The volunteer group working for worker’s issues has proven that mobilization can be much more effective and coordinated if it’s not the responsibility of only 15 people. We must ask whether a willingness to stand for elections proves the ability to organise. Volunteer-based mobilization centred around specific issues ensures that the attention of those working isn’t diluted by other responsibilities and that people who can’t stand for elections but have the ability can effectively be decision-makers. 

It is a legitimate fear that if we lose the HOR, we lose any negotiating power with the admin but that was not the case with workers’ issues. Students made headway with the workers’ grievance redressal committee without the HOR’s involvement. Why can’t we extend our imagination to other concerns as well?

To add to this were the myriad disagreements between UG23 and the HOR during the PBM protests. For example, a group of students from the batch claimed in an email to the student body that the demand for the VC’s resignation was not communicated to them until it was made public, their request to the HOR stated: “Please remove this and allow for discussion among students before listing demands that are supposed to represent us.” Despite being the largest batch at the time, batch WhatsApp groups were full of deeply entrenched feelings of being left out–who were the HOR representing then?
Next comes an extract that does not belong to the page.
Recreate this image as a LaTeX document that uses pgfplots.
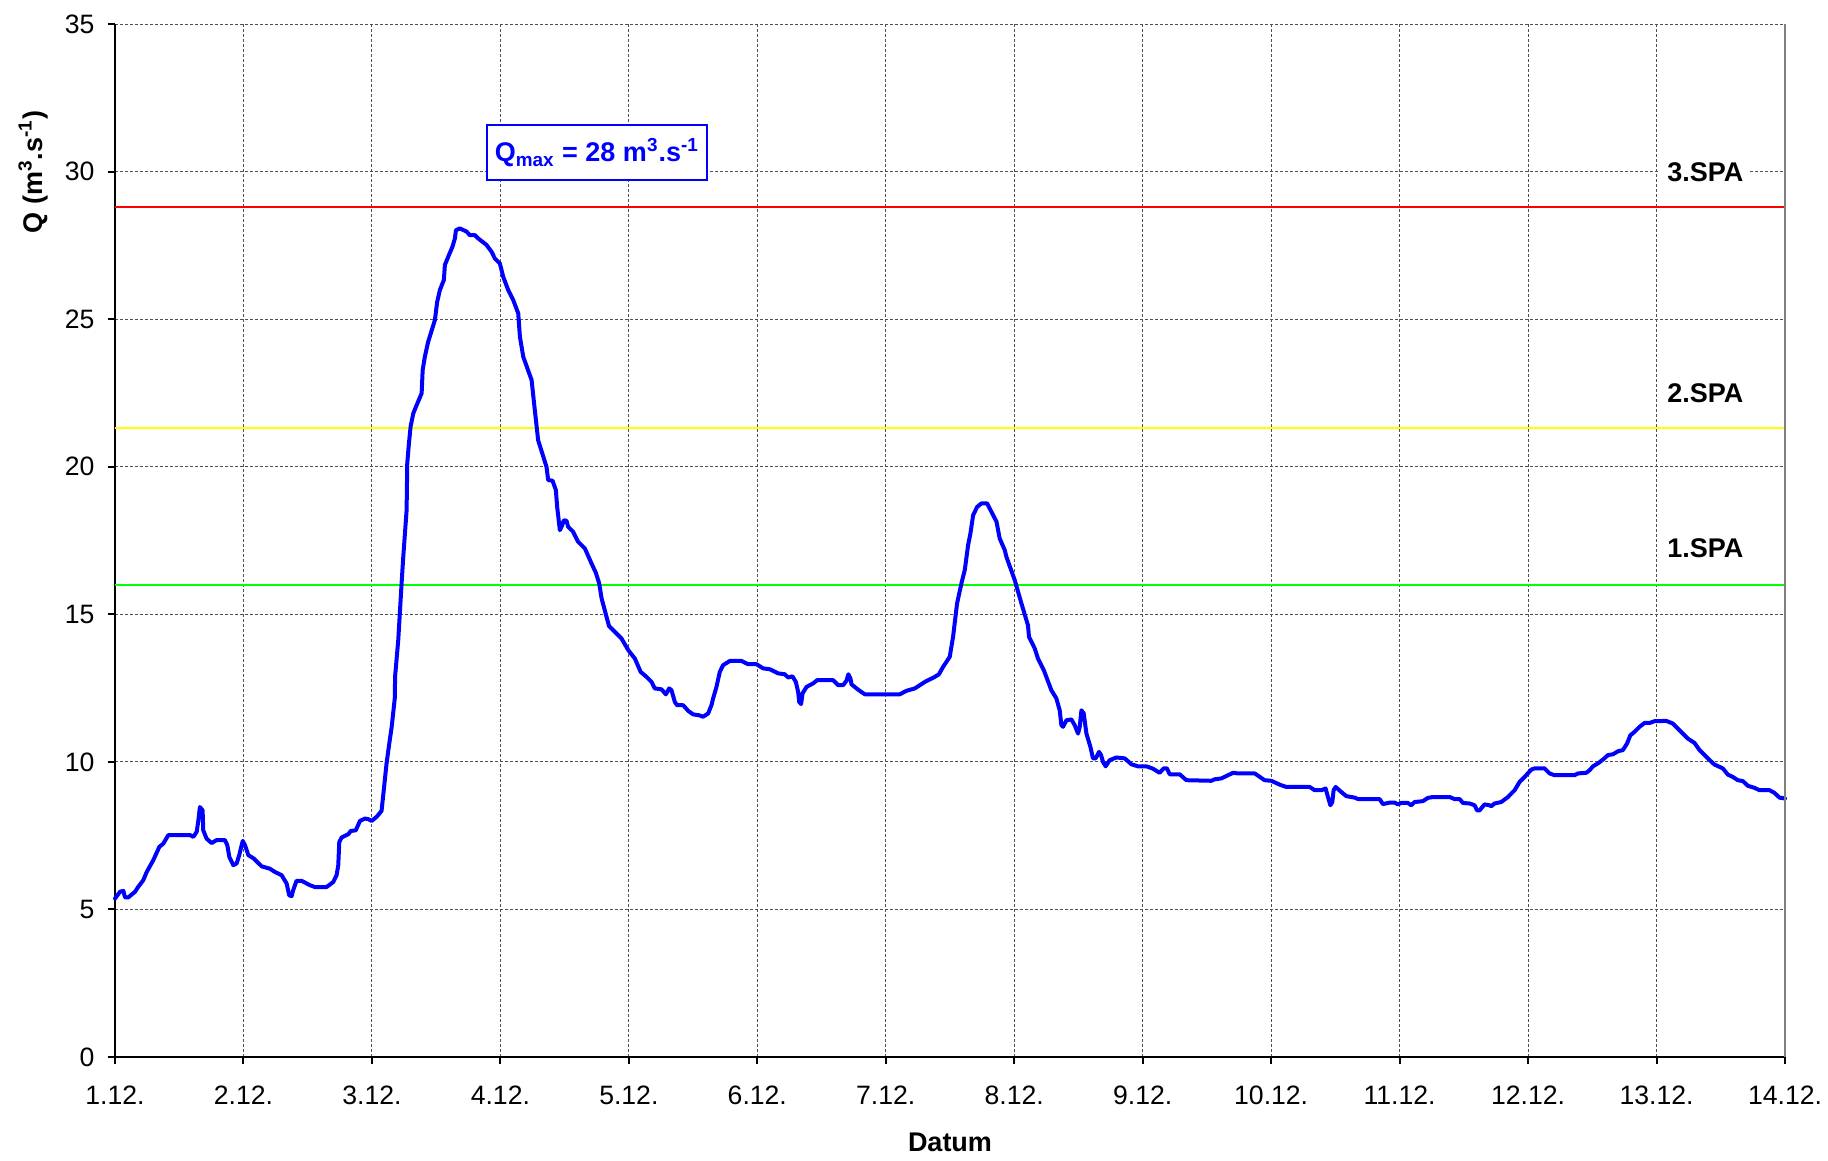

Fundraising for students during the brutal second wave and the workers was an important function too but again, could we not create a Ministry dedicated to emergencies and fundraising? Not only will this ensure that fundraising is a continuous effort, but it will also make sure that sensitive information about the benefactor is kept safely with the Minister who would be accountable for just that duty. 

Finally, coming to emails, what aspect of the HOR’s elected-ness gives them the special ability to decide which emails to forward and which to hold back? The Facebook group moderators are volunteers who do a good enough job at determining what information to put out. With democratically determined guidelines, even disagreements can be solved. Could the Tech Ministry not have a unit dedicated to forwarding miscellaneous emails? 

The fact that such a small group of people have to handle a large and ever-expanding portfolio makes it no surprise that the mental health of members is compromised. Moreover, the boundary between a professional relationship and friendship is virtually dissolved. This was the very reason why a majority of the 7th House resigned in the middle of their term. 

Dissent is also hard to come by in this close-connected group: based on publicly available voting records out of 79 total votes in the 7th House, there were only 17 ‘no’ votes out of which 14 were for confirmation of two ministerial posts. In other legislative matters, a staggering 96% were ‘yes’ votes. 

The line of argument here is simple: the undefined mandate and small size make the HOR a body doomed to existential issues by design. The loss of trust in the HOR is not going to go away if we continue with the same system of bestowing enormous power and duties to 15 people. Let’s begin by thinking of expanding the ministries and doing away with ambiguously centralised power. 

Despite the fatigue, inertia and sheer frustration with the SG, we must remember that real things are at stake if we do not have a meaningfully representative student government. It is undeniable that we need a ‘face’ for the SG and that the HOR has done good work in the past, but it is also time to start thinking of a better, more efficient and representative system.